La diaspora intellectuelle africaine est donc une ressource géostratégique pour le progrès de l’Afrique. Le plus important est de savoir s’en servir pour le mieux afin de sortir l’Afrique du sous -développement. Le rôle de la diaspora devient de plus en plus un sujet d’actualité à travers le monde.
Il y a un regain d’intérêt aussi bien pour les leaders politiques africains que les autres dirigeants du monde. Le Président du Vietnam Nguyen Minh Triet, dans une entrevue accordée à Hanoi au confrère Joseph Ahekoe, directeur de publication du magazine « Francophonie Actualités » basé à Paris affirmait que la République socialiste du Vietnam comptait sur les 3 millions de Vietnamiens de la diaspora encore appelés les Viet Khieu pour entrer dans le cercle fermé des pays émergeants à l’horizon 2020. C’est dire l’importance qu’on accorde à travers le monde à la diaspora intellectuelle pour accéder à la prospérité.
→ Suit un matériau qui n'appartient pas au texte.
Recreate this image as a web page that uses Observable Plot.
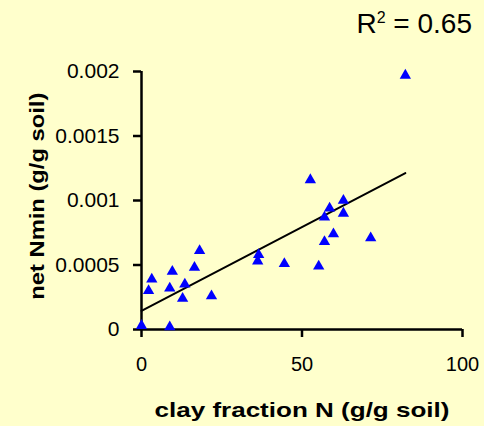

« Je voudrais » n’a jamais rien fait. « J’essaierai » a fait de grandes choses. « Je veux » a fait des miracles. Il n’est donc plus question pour la classe politique africaine de se limiter aux discours et aux promesses souvent non tenus et creux. Il est temps de passer aux actions concrètes pour tirer le meilleur parti de l’expertise et des richesses de sa diaspora pour espérer sortir du labyrinthe de la néguentropie, du cercle vicieux du sous-développement. La diaspora intellectuelle africaine doit impérativement être au cœur de la perspective du développement des États africains. Cette diaspora manifeste globalement la volonté de participer à ce défi de taille. Il importe aux dirigeants des pays de les associer dans un environnement sécuritaire et favorable à l’éclosion de la recherche scientifique et technologique. C’est alors que le développement durable du continent africain sera possible et son avenir meilleur dans les prochaines décennies. Chacun d’entre nous a sa partition à jouer dans cet effort global pour la prospérité du continent.